>> start Data section
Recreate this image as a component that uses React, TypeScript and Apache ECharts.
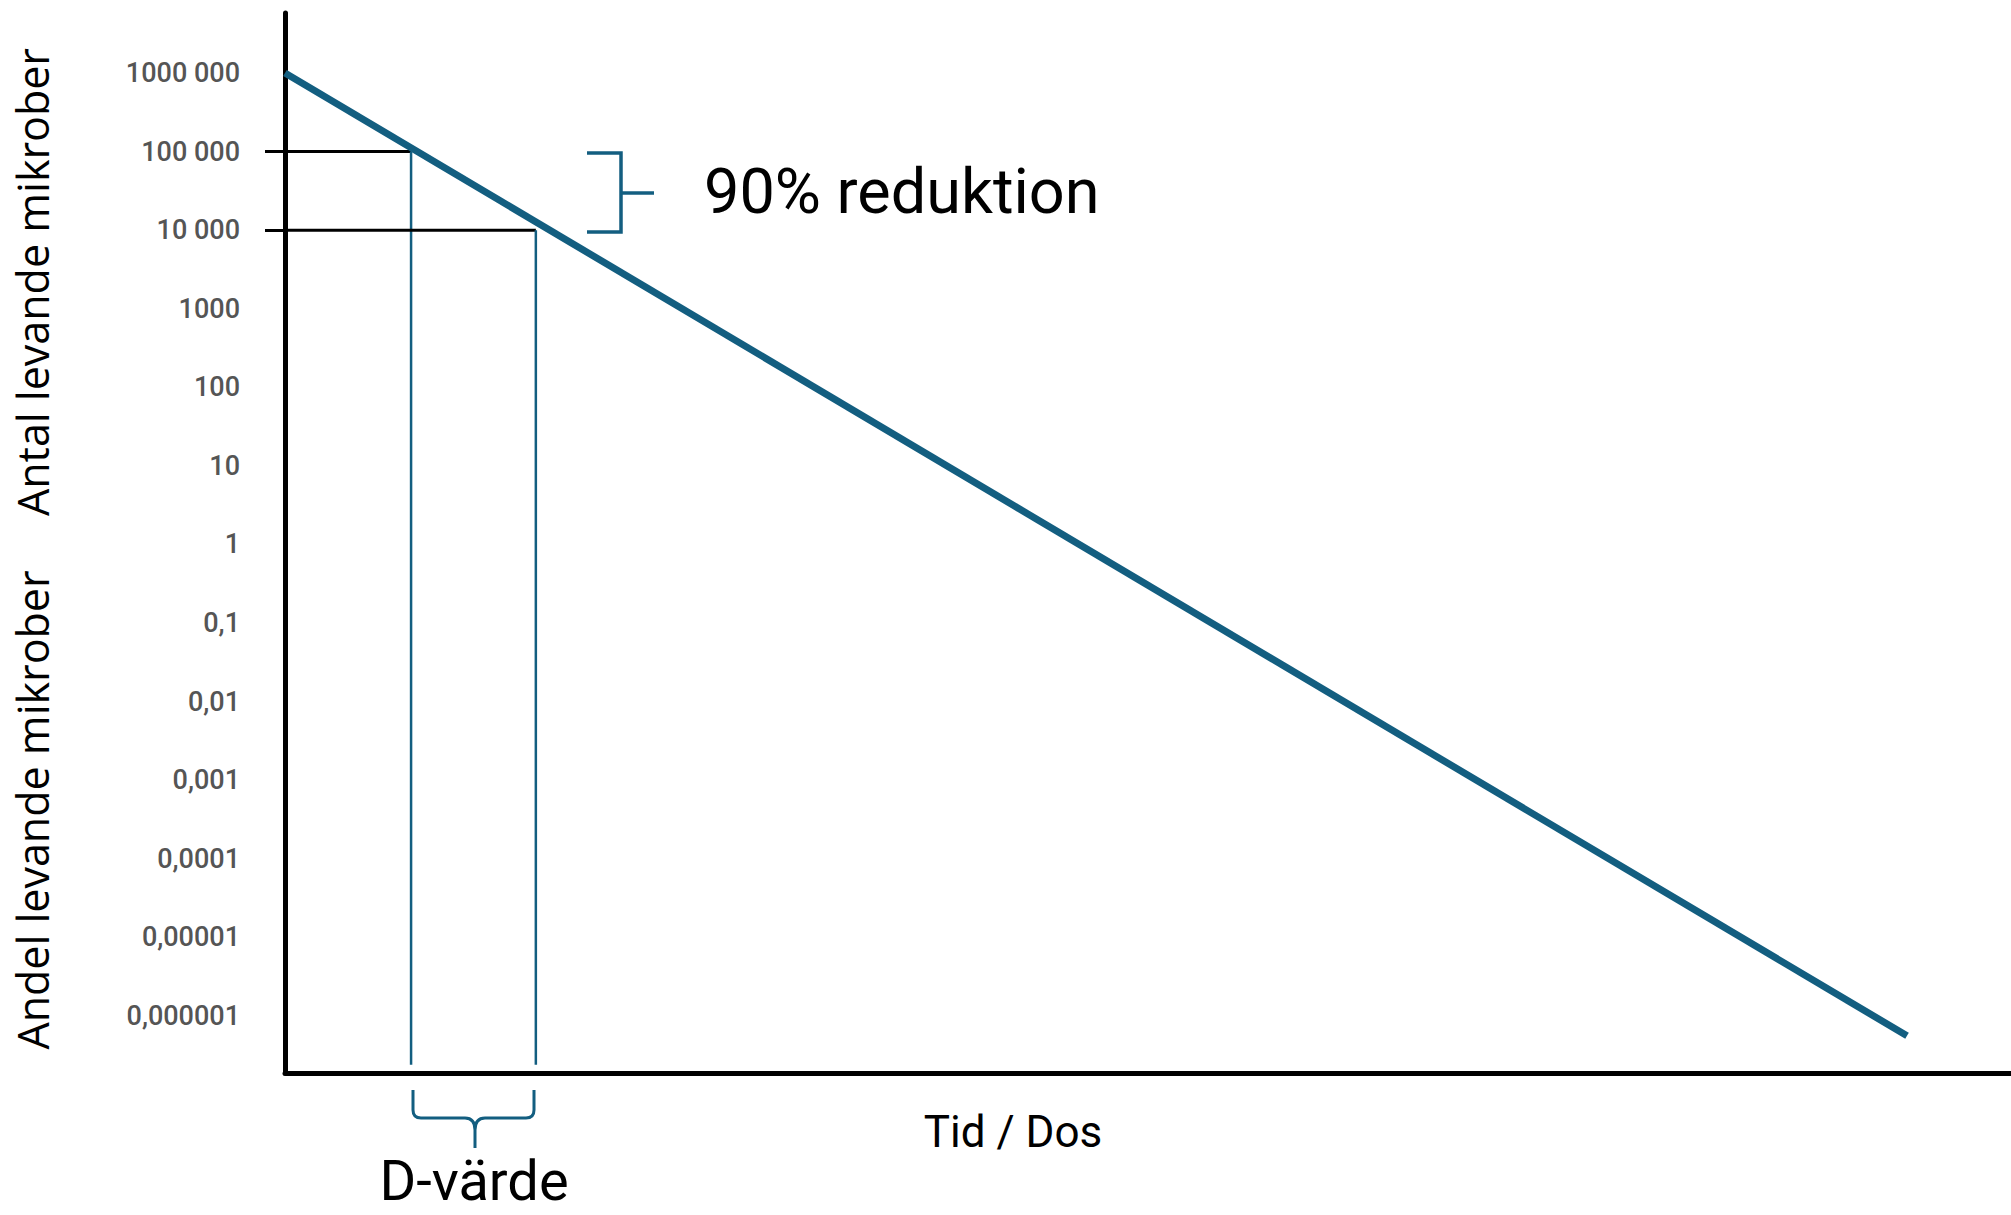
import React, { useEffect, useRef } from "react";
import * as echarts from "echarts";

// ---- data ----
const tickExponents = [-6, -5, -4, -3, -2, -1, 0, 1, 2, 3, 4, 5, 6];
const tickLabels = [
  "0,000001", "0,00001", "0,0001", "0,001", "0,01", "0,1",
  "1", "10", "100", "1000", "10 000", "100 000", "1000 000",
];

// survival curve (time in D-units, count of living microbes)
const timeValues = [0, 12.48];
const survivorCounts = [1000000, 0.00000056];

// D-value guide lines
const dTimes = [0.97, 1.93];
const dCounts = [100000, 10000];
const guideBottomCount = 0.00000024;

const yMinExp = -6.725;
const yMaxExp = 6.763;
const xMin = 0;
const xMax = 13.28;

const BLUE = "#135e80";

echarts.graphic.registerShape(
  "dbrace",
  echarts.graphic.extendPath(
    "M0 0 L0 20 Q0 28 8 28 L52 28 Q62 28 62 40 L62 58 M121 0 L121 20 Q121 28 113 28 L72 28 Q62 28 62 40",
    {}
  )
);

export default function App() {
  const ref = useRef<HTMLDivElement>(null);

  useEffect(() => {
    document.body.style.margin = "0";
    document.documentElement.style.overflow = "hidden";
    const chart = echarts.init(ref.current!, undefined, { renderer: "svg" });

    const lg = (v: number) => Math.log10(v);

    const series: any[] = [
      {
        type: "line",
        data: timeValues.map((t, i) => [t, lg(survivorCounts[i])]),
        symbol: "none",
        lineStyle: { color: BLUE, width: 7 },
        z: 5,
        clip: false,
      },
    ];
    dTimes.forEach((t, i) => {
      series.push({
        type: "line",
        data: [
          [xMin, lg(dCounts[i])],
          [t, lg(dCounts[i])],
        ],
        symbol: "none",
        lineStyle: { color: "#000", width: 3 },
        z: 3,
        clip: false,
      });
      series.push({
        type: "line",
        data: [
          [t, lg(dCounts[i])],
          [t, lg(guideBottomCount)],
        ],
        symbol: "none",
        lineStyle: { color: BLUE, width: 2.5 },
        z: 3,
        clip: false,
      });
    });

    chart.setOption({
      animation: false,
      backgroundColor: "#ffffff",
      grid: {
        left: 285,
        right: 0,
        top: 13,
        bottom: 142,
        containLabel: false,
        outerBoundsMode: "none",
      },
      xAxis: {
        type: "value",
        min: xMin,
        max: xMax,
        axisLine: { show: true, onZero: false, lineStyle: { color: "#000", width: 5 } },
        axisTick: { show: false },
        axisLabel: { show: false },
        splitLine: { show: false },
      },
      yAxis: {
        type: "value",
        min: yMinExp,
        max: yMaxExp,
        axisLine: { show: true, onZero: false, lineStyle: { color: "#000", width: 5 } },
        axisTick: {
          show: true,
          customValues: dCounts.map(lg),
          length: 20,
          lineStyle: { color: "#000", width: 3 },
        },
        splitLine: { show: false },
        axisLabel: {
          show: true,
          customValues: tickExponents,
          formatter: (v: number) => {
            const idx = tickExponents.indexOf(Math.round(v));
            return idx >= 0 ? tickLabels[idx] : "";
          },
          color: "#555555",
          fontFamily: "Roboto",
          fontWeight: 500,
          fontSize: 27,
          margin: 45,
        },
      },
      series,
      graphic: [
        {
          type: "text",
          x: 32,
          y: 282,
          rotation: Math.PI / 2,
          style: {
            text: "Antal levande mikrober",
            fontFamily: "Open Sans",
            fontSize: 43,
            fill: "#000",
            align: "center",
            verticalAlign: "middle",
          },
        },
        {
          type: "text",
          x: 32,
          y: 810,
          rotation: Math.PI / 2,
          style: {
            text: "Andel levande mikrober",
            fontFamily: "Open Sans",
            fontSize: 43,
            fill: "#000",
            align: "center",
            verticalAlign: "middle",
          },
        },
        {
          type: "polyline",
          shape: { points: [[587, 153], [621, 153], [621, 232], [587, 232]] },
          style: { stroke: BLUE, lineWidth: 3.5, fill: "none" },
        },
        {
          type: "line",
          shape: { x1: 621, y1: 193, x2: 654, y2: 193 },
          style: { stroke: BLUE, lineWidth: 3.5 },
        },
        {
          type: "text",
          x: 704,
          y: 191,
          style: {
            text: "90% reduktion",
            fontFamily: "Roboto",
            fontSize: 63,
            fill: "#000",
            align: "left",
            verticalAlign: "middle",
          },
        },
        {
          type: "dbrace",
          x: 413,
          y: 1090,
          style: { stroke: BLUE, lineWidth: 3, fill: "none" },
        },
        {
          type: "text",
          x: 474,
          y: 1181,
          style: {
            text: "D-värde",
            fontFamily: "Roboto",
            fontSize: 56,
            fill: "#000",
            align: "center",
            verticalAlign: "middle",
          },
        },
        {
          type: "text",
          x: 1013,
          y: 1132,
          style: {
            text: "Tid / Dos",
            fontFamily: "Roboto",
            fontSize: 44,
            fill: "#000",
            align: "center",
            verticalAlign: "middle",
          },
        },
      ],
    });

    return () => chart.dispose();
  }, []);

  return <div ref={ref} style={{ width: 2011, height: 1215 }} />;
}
>> end Data section
What is required:
Omit the pictures, then repeat exactly each line from the beginning of the listing through the line with "const survivorCounts = [1000000, 0.00000056];".

The answer:
Recreate this image as a component that uses React, TypeScript and Apache ECharts.
import React, { useEffect, useRef } from "react";
import * as echarts from "echarts";

// ---- data ----
const tickExponents = [-6, -5, -4, -3, -2, -1, 0, 1, 2, 3, 4, 5, 6];
const tickLabels = [
  "0,000001", "0,00001", "0,0001", "0,001", "0,01", "0,1",
  "1", "10", "100", "1000", "10 000", "100 000", "1000 000",
];

// survival curve (time in D-units, count of living microbes)
const timeValues = [0, 12.48];
const survivorCounts = [1000000, 0.00000056];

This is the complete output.